When you free an allocation, either it gets released back to the OS with a brk or munmap system call, or it's kept by the allocator for use in servicing a future call to malloc (or calloc, realloc, etc.). The freed allocations that are not immediately released back to the OS are tracked in linked lists called "bins" or "freelists." glibc has many kinds of freelists, but this post focuses on just one: the tcache. The tcache is the fastest type of glibc freelist. They're unique among the types of freelists in two ways:

They're per-thread, and therefore not protected by a mutex, and
they're singly-linked.

A chunk in the tcache looks like this:

+---------------------------------------------+
|      at least (n - 16) bytes of whatever    |
|                      .                      |
|                      .                      |
|                      .                      |
|                     key                     |
|                     next                    |
+---------------------------------------------+ <--- address returned from malloc
| (rounded_n + 8), with low 3 bits repurposed |
+---------------------------------------------+

The "next" field is just the forward link of the list, stored in kind of an interesting way (PROTECT_PTR). The "key" field is used for double free detection. Note that both of these fields overlap what was once the chunk's data :)

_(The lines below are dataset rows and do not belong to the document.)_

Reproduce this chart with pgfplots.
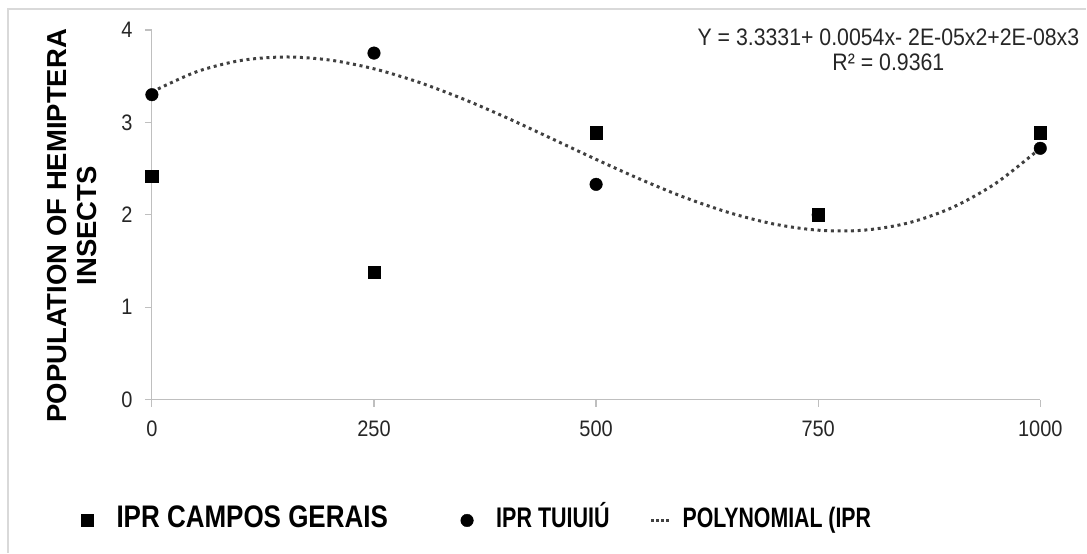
\documentclass[border=0pt]{standalone}
\usepackage{pgfplots}
\pgfplotsset{compat=1.18}
\usepackage{fontspec}
\setmainfont{Liberation Sans}
\usepackage{graphicx}
\newcommand\st[1]{\scalebox{1}[1.12]{#1}}
\newcommand\stt[1]{\scalebox{1}[1.2]{#1}}
\newcommand\sttt[1]{\scalebox{1}[1.32]{#1}}

\pgfplotsset{
  markleg/.style={legend image code/.code={\path (-7pt,0pt) (29pt,0pt); \draw[##1] plot coordinates {(0pt,7pt)};}},
  lineleg/.style={legend image code/.code={\path (0pt,0pt) (30pt,0pt); \draw[##1, line width=2.5pt, dash pattern=on 2.5pt off 2.5pt] (0pt,7pt) -- (19pt,7pt);}},
}

\pgfplotstableread{
x y
0 2.42
250 1.38
500 2.89
750 2.00
1000 2.89
}\campos

\pgfplotstableread{
x y
0 3.30
250 3.75
500 2.33
750 2.00
1000 2.72
}\tuiuiu

\pgfplotstableread{
x y
0 3.330
50 3.547
100 3.670
150 3.708
200 3.675
250 3.580
300 3.436
350 3.255
400 3.048
450 2.825
500 2.600
550 2.384
600 2.187
650 2.023
700 1.901
750 1.834
800 1.833
850 1.909
900 2.075
950 2.342
1000 2.720
}\poly

\begin{document}
\begin{tikzpicture}[x=1pt,y=1pt]
\path (0,0) rectangle (1087,553);
\draw[gray!30, line width=1.5pt] (8,0) -- (8,544) -- (1087,544);
\begin{axis}[
  at={(152pt,153pt)}, anchor=south west,
  scale only axis, width=889pt, height=370pt,
  xmin=0, xmax=1000, ymin=0, ymax=4,
  axis x line=bottom, axis y line=left,
  axis line style={-, gray!50, line width=1.2pt},
  xtick={0,250,500,750,1000}, ytick={0,1,2,3,4},
  tick style={gray!50, line width=1.2pt},
  tick align=outside, major tick length=7pt,
  /pgf/number format/1000 sep={},
  /pgf/number format/assume math mode=true,
  ticklabel style={font=\fontsize{20}{24}\selectfont, text=black!85},
  xticklabel style={yshift=-11pt},
  yticklabel style={xshift=-9pt},
  xticklabel={\st{\pgfmathprintnumber{\tick}}},
  yticklabel={\st{\pgfmathprintnumber{\tick}}},
  clip=false,
  legend columns=3,
  legend style={at={(-0.081,-0.3135)}, anchor=west, draw=none, fill=none,
    inner sep=0pt, nodes={inner sep=0pt, anchor=base west},
    /tikz/column sep=0pt,
    /tikz/column 2/.style={column sep=72pt},
    /tikz/column 4/.style={column sep=40pt},
    font=\bfseries},
]
\addplot[only marks, mark=square*, mark size=6.2pt, black, markleg]
  table[x=x,y=y] {\campos};
\addlegendentry{\fontsize{26}{30}\selectfont\stt{IPR CAMPOS GERAIS}}
\addplot[only marks, mark=*, mark size=6.3pt, black, markleg]
  table[x=x,y=y] {\tuiuiu};
\addlegendentry{\fontsize{21.5}{25}\selectfont\sttt{IPR TUIUIÚ}}
\addplot[smooth, black!75, line width=3pt, dash pattern=on 3pt off 3.7pt, lineleg]
  table[x=x,y=y] {\poly};
\addlegendentry{\fontsize{21.3}{25}\selectfont\sttt{POLYNOMIAL (IPR}}
\end{axis}
\node[rotate=90, align=center, font=\fontsize{27.5}{30}\selectfont\bfseries] at (72,327)
  {POPULATION OF HEMIPTERA\\INSECTS};
\node[align=center, font=\fontsize{21.3}{25}\selectfont, text=black!85] at (889,503)
  {\st{Y = 3.3331+ 0.0054x- 2E-05x2+2E-08x3}\\\st{R² = 0.9361}};
\end{tikzpicture}
\end{document}
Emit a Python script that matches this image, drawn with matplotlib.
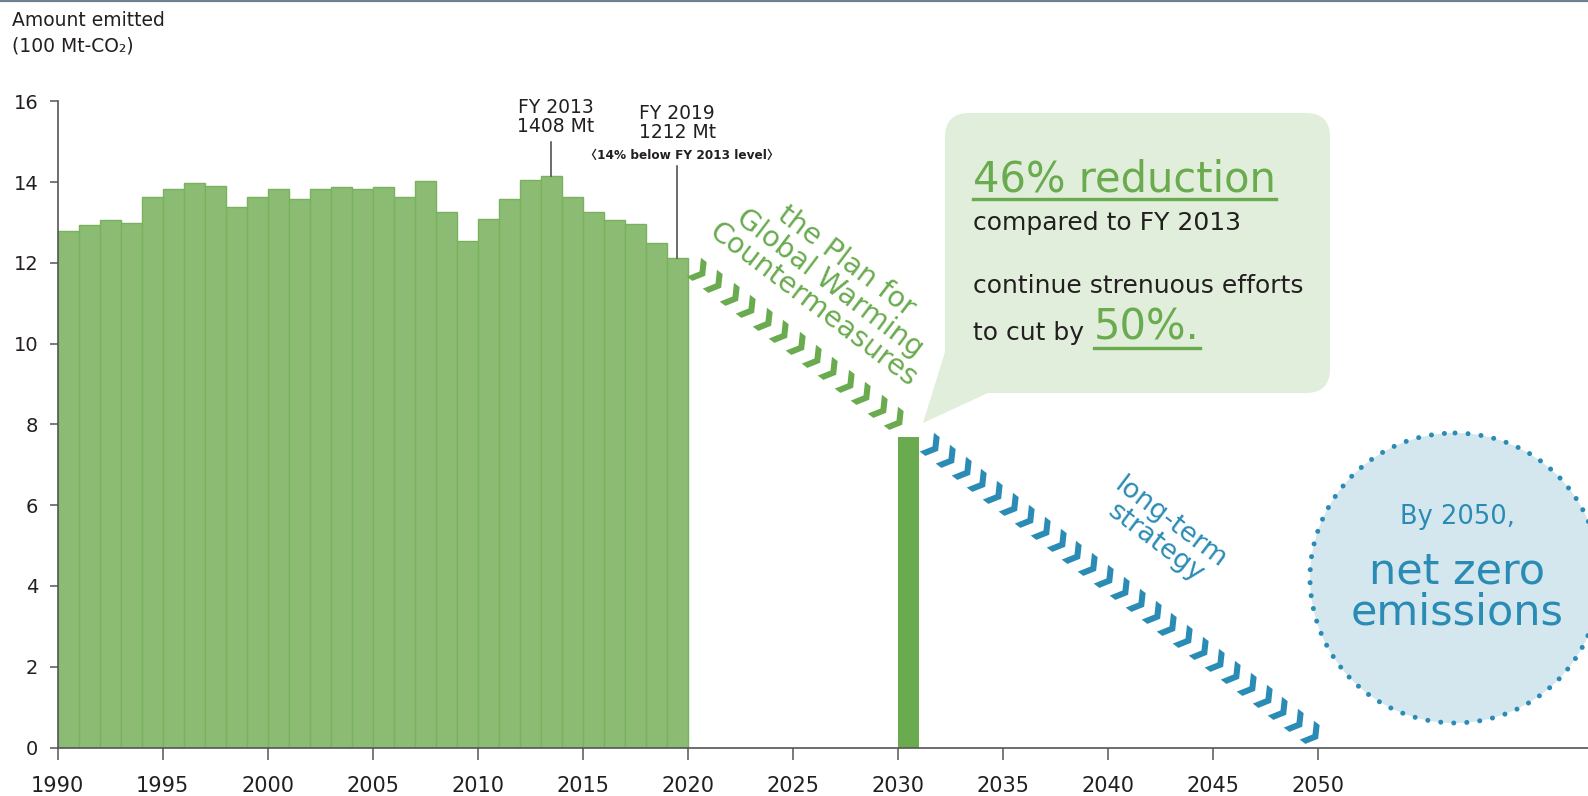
import numpy as np
import matplotlib
matplotlib.use("Agg")
from matplotlib import pyplot as plt
from matplotlib.patches import FancyBboxPatch, Polygon, Circle
from matplotlib.markers import MarkerStyle
from matplotlib.path import Path
from matplotlib.transforms import Affine2D

plt.rcParams['font.family'] = ['DejaVu Sans', 'Noto Sans CJK JP']

# emissions, 100 Mt-CO2, FY1990-FY2019
years = list(range(1990, 2020))
emissions = [12.79, 12.93, 13.06, 12.98, 13.64, 13.84, 13.97, 13.91, 13.39, 13.64,
             13.84, 13.58, 13.83, 13.88, 13.83, 13.87, 13.64, 14.02, 13.25, 12.53,
             13.08, 13.59, 14.04, 14.15, 13.64, 13.27, 13.06, 12.96, 12.50, 12.12]
target_year = 2030
target_value = 7.7
xticks = list(range(1990, 2051, 5))
yticks = list(range(0, 17, 2))

GREEN = '#6aab4f'
LIGHT = '#8cbc73'
BLUE = '#2a8cb4'
DARK = '#231f20'

W, H = 1588, 796
fig = plt.figure(figsize=(W / 100, H / 100), dpi=100)

ax = fig.add_axes([57.7 / W, 1 - 747.5 / H, (W - 57.7) / W, (747.5 - 101.3) / H])
ax.set_xlim(1990, 1990 + (W - 57.7) / 21.0)
ax.set_ylim(0, 16)

ax.bar(years, emissions, width=1.0, align='edge', color=LIGHT,
       edgecolor='#79b25e', linewidth=1.0, zorder=2)
ax.bar([target_year], [target_value], width=1.0, align='edge', color=GREEN,
       linewidth=0, zorder=2)

for s in ['top', 'right']:
    ax.spines[s].set_visible(False)
ax.spines['left'].set_bounds(0, 16)
for s in ['left', 'bottom']:
    ax.spines[s].set_color('#555555')
    ax.spines[s].set_linewidth(1.2)
    ax.spines[s].set_zorder(3)
ax.set_xticks(xticks)
ax.set_yticks(yticks)
ax.tick_params(axis='x', length=8.6, width=1.1, pad=12, labelsize=15,
               colors='#555555', labelcolor=DARK)
ax.tick_params(axis='y', length=6, width=1.1, pad=8, labelsize=14,
               colors='#555555', labelcolor=DARK)

# callouts on bars
ax.plot([2013.5, 2013.5], [emissions[23], 15.0], color='#444444', lw=1.1, zorder=3)
ax.text(2013.7, 15.6, 'FY 2013\n1408 Mt', ha='center', va='center',
        fontsize=13.5, color=DARK, linespacing=1.0)
ax.plot([2019.5, 2019.5], [emissions[29], 14.4], color='#444444', lw=1.1, zorder=3)
ax.text(2019.5, 15.46, 'FY 2019\n1212 Mt', ha='center', va='center',
        fontsize=13.5, color=DARK, linespacing=1.0)
ax.text(2019.75, 14.65, '〈14% below FY 2013 level〉', ha='center', va='center',
        fontsize=8.7, color=DARK, fontweight='bold')

# chevron arrows
chev = Path([(-0.3, 0.5), (0.0, 0.5), (0.3, 0.0), (0.0, -0.5), (-0.3, -0.5),
             (0.0, 0.0), (-0.3, 0.5)],
            [Path.MOVETO] + [Path.LINETO] * 5 + [Path.CLOSEPOLY])


def chevrons(x0, y0, x1, y1, n, color):
    p0 = ax.transData.transform((x0, y0))
    p1 = ax.transData.transform((x1, y1))
    ang = np.degrees(np.arctan2(p1[1] - p0[1], p1[0] - p0[0]))
    m = MarkerStyle(chev, transform=Affine2D().rotate_deg(ang))
    ax.plot(np.linspace(x0, x1, n), np.linspace(y0, y1, n), linestyle='none',
            marker=m, markersize=17, markerfacecolor=color, markeredgewidth=0,
            clip_on=False, zorder=4)
    return ang


ang_g = chevrons(2020.54, 11.80, 2029.92, 8.11, 13, GREEN)
ang_b = chevrons(2031.63, 7.46, 2049.73, 0.33, 25, BLUE)

ax.text(2026.75, 11.5, 'the Plan for\nGlobal Warming\nCountermeasures',
        rotation=ang_g, rotation_mode='anchor', ha='center', va='center',
        multialignment='center', fontsize=20.5, color=GREEN, linespacing=0.98)
ax.text(2042.64, 5.31, 'long-term\nstrategy', rotation=ang_b, rotation_mode='anchor',
        ha='center', va='center', multialignment='center', fontsize=19.5,
        color=BLUE, linespacing=0.95)

# overlay in pixel coordinates for the speech bubble and the circle
oax = fig.add_axes([0, 0, 1, 1], zorder=5)
oax.set_xlim(0, W)
oax.set_ylim(H, 0)
oax.axis('off')

oax.plot([0, W], [1, 1], color='#6f8191', lw=1.6)
oax.text(12, 26, 'Amount emitted', fontsize=13.5, color=DARK, va='baseline')
oax.text(12, 51, '(100 Mt-CO₂)', fontsize=13.5, color=DARK, va='baseline')

BOX = '#e1eedb'
oax.add_patch(FancyBboxPatch((945, 113), 385, 280,
                             boxstyle='round,pad=0,rounding_size=24',
                             facecolor=BOX, edgecolor='none'))
oax.add_patch(Polygon([(945, 300), (945, 352), (923, 423), (988, 393), (1000, 300)],
                      closed=True, facecolor=BOX, edgecolor='none'))

fig.canvas.draw()
r = fig.canvas.get_renderer()
inv = oax.transData.inverted()


def right_edge(t):
    bb = t.get_window_extent(r)
    return inv.transform((bb.x1, bb.y0))[0]


t46 = oax.text(973, 192, '46% reduction', fontsize=30, color=GREEN, va='baseline')
oax.plot([973, right_edge(t46)], [198.5, 198.5], color=GREEN, lw=2.4)
oax.text(973, 230, 'compared to FY 2013', fontsize=18, color=DARK, va='baseline')
oax.text(973, 293, 'continue strenuous efforts', fontsize=18, color=DARK, va='baseline')
tcut = oax.text(973, 340, 'to cut by ', fontsize=18, color=DARK, va='baseline')
x50 = right_edge(tcut) + 2
t50 = oax.text(x50, 340, '50%.', fontsize=30, color=GREEN, va='baseline')
oax.plot([x50, right_edge(t50)], [347.5, 347.5], color=GREEN, lw=2.4)

oax.add_patch(Circle((1455, 578), 145, facecolor='#d4e7ef', edgecolor='none'))
ring = Circle((1455, 578), 145, fill=False, edgecolor=BLUE, linewidth=3.6,
              linestyle=(0, (0.01, 2.6)))
ring.set_capstyle('round')
oax.add_patch(ring)
oax.text(1457, 517, 'By 2050,', fontsize=18.5, color=BLUE, ha='center', va='center')
oax.text(1457, 592, 'net zero\nemissions', fontsize=31, color=BLUE, ha='center',
         va='center', linespacing=0.95)

fig.savefig('out.png', dpi=100)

tcache double free detection

Before main runs, glibc's heap initialization code makes a getrandom syscall to get 8 random bytes and store them in a static (i.e., process-wide) variable named "tcache_key." When free is going to place a chunk in the tcache, it copies the value of tcache_key into the key field of the chunk. When malloc grabs a chunk out of the tcache, it overwrites that chunk's key field with 0. This gives us a nice way to detect double frees. When an allocation is passed to free, if the first 8 bytes of its data are already equal to tcache_key, then this call to free is almost certainly a double free. glibc free implements this check. When it finds that the key is already in place when free is called, it searches the entirety of this thread's tcache to see if this chunk was already freed into the tcache by this thread. If it finds that our allocation is already in some tcache list, then it crashes the program with an error about having detected a double free. If it doesn't find our allocation in any of the tcache lists, it just continues execution as normal.

the flaw

Suppose that this second scenario occurs. That is, suppose that a chunk is passed to free that already contains the tcache key in its key field, but the chunk is not found in any of this thread's tcache lists. There are 2 possibilities:

Either this really is a double free, but the first free was executed in another thread, so the chunk is in that thread's tcache, or
the user data happened to contain exactly our random number in exactly the right position (extremely unlikely).

Unfortunately, glibc can't distinguish between these cases because we can't walk the other threads' tcache lists due to the lack of mutexes, so it throws up its hands and keeps going.

a proposed fix

In addition to detecting double frees as soon as they occur (i.e., inside of free), we could detect double frees inside of malloc. When malloc grabs a chunk from the tcache, that chunk should still have its key field populated with the special random number. If it doesn't, it indicates that the chunk data has been written after the chunk was freed. This could be due to a use after free, but it could also be due to the chunk having already been returned from malloc in another thread (recall that malloc overwrites the key field with 0). Either way is a big problem, so the process should abort.

the patch

Adding this functionality is a 1-line change. The patch looks like this:

diff --git a/malloc/malloc.c b/malloc/malloc.c
index dcac903e2a..658f3bbfdd 100644
--- a/malloc/malloc.c
+++ b/malloc/malloc.c
@@ -3184,6 +3184,9 @@  tcache_get_n (size_t tc_idx, tcache_entry **ep)
   if (__glibc_unlikely (!aligned_OK (e)))
     malloc_printerr ("malloc(): unaligned tcache chunk detected");
 
+  if (__glibc_unlikely (e->key != tcache_key))
+    malloc_printerr ("malloc(): tcache key corrupted");
+
   if (ep == &(tcache->entries[tc_idx]))
       *ep = REVEAL_PTR (e->next);
   else

A friend and I submitted this to glibc a little over a year ago, but it was rejected for having too much performance impact :( On my machines, I can't reproduce this. When I run the benchtests, the patch doesn't seem to affect much of anything at all. Someone who tested the patch on an ARM Neoverse N2 claimed that the patch made things up to 7% slower, but I don't have the hardware to see for myself, and I don't want to pay a big evil company.